##### Collected data #####

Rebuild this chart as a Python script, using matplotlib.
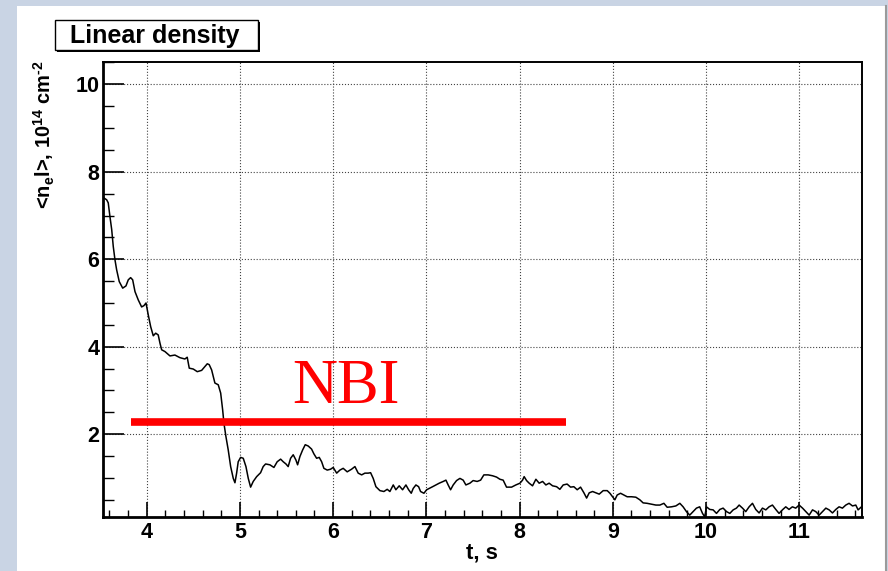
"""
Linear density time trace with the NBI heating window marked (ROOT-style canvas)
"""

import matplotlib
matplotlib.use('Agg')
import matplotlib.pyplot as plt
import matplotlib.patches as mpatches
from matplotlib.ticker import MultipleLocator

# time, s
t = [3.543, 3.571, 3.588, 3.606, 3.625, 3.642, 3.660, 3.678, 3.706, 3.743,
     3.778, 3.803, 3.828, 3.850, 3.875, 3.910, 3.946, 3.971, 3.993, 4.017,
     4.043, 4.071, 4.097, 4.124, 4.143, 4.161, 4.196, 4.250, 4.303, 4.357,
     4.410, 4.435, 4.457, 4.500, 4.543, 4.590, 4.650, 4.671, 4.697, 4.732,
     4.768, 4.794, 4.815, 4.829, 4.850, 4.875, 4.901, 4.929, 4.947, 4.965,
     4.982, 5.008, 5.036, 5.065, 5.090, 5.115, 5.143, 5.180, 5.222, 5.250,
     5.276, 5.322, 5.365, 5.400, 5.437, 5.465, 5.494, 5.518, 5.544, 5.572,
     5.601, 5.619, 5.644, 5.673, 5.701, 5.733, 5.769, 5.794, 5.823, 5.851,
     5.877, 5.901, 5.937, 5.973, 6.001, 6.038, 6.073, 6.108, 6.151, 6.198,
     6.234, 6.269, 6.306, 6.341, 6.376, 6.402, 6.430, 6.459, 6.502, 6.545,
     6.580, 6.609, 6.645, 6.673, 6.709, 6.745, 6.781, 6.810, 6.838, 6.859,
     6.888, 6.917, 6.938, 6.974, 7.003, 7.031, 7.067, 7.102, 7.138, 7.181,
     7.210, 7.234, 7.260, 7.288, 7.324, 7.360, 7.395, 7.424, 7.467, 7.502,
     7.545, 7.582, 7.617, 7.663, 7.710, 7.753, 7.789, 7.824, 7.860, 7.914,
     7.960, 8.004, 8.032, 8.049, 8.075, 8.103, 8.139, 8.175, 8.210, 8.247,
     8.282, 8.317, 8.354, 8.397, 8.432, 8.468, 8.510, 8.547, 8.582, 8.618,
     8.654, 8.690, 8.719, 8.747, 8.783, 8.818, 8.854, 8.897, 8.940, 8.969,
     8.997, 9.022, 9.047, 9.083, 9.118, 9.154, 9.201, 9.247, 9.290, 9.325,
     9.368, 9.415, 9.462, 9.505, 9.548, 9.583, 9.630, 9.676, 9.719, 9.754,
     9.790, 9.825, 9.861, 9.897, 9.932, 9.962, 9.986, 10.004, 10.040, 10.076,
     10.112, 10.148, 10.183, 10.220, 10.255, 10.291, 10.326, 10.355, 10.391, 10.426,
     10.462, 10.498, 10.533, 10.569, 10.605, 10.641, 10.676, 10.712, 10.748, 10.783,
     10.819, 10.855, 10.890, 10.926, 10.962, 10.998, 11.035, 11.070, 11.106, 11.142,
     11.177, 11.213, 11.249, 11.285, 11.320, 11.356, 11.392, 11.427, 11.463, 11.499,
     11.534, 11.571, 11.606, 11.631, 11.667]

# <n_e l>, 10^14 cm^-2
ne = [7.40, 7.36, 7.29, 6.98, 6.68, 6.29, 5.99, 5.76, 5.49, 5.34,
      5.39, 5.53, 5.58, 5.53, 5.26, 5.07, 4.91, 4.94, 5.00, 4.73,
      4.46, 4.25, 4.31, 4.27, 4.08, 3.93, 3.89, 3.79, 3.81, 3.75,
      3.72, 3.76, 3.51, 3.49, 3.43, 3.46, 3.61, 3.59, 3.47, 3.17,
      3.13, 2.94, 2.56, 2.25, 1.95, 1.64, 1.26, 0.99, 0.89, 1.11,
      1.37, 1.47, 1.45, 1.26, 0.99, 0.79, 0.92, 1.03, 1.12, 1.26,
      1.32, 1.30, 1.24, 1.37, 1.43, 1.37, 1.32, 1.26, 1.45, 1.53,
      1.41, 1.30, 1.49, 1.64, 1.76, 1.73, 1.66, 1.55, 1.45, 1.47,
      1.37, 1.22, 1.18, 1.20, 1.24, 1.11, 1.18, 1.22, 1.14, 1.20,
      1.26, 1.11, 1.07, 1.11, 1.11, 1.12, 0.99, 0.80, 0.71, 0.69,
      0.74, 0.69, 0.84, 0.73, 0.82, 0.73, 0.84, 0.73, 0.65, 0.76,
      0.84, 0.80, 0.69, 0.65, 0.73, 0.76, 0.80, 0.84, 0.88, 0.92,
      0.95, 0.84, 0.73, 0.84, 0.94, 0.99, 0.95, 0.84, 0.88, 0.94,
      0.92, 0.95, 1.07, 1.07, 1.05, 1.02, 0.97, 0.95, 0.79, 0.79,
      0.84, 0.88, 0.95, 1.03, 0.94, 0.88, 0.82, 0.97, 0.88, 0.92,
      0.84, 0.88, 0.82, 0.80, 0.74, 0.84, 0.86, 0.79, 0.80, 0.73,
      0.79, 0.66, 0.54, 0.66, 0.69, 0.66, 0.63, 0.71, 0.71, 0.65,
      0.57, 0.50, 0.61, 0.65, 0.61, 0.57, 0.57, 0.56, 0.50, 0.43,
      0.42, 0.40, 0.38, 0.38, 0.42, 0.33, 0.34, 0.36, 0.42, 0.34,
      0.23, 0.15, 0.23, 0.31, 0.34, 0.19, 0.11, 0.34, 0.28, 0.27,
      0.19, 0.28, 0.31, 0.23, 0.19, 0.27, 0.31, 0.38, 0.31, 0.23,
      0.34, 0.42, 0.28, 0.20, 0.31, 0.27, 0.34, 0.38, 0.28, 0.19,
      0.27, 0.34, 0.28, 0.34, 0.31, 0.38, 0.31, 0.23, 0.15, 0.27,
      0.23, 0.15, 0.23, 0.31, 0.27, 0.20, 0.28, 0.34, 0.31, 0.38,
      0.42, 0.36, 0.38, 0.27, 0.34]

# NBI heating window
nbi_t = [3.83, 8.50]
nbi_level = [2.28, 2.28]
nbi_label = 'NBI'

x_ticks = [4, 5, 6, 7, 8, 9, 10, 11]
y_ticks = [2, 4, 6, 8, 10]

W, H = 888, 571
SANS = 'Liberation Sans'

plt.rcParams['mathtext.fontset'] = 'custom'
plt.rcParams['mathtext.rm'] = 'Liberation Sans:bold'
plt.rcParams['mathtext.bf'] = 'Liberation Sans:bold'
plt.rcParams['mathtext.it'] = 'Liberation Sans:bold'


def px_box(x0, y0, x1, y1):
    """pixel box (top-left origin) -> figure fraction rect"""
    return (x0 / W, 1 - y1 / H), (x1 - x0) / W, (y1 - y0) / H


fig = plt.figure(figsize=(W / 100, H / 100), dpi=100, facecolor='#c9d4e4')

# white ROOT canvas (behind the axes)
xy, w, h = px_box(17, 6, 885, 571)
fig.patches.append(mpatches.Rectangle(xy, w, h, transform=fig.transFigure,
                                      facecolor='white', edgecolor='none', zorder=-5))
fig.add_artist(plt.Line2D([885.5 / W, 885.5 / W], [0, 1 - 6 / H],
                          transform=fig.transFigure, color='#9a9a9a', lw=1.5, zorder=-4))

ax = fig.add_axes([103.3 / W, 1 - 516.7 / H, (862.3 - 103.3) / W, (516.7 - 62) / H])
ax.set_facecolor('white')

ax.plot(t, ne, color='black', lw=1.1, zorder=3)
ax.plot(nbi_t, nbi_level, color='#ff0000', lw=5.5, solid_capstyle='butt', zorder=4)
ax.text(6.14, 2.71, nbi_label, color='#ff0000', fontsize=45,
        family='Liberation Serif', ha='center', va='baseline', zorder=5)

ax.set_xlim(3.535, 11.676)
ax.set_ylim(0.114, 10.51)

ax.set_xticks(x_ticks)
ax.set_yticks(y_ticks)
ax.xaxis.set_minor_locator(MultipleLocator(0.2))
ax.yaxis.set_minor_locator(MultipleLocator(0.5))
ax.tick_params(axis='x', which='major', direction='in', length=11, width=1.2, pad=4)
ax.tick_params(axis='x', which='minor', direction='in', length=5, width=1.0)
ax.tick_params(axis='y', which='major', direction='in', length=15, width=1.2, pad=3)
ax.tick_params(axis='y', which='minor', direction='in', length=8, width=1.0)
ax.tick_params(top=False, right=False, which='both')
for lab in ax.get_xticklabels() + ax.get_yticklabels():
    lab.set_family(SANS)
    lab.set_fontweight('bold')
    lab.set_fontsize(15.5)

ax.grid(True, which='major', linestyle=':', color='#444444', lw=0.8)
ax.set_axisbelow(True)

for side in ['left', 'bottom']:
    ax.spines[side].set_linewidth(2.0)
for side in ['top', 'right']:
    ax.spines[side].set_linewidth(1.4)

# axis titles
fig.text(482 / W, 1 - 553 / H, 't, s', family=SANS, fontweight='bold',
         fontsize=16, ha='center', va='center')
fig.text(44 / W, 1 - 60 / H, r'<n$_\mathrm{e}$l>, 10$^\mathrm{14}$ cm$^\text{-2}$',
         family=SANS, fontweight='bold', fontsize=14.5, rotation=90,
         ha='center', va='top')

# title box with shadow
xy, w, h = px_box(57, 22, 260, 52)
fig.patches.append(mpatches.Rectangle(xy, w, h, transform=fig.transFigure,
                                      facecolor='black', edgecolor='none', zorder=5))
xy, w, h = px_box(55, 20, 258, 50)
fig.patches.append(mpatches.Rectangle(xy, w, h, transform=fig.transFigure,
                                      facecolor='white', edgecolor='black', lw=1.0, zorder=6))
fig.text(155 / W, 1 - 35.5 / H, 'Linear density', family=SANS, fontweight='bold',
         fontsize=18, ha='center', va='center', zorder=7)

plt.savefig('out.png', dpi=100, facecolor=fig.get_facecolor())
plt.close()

#####

In the data above, please extract the lines from the first one through the line with "from matplotlib.ticker import MultipleLocator", exactly, and keep pictures out.

Exercise result -
Rebuild this chart as a Python script, using matplotlib.
"""
Linear density time trace with the NBI heating window marked (ROOT-style canvas)
"""

import matplotlib
matplotlib.use('Agg')
import matplotlib.pyplot as plt
import matplotlib.patches as mpatches
from matplotlib.ticker import MultipleLocator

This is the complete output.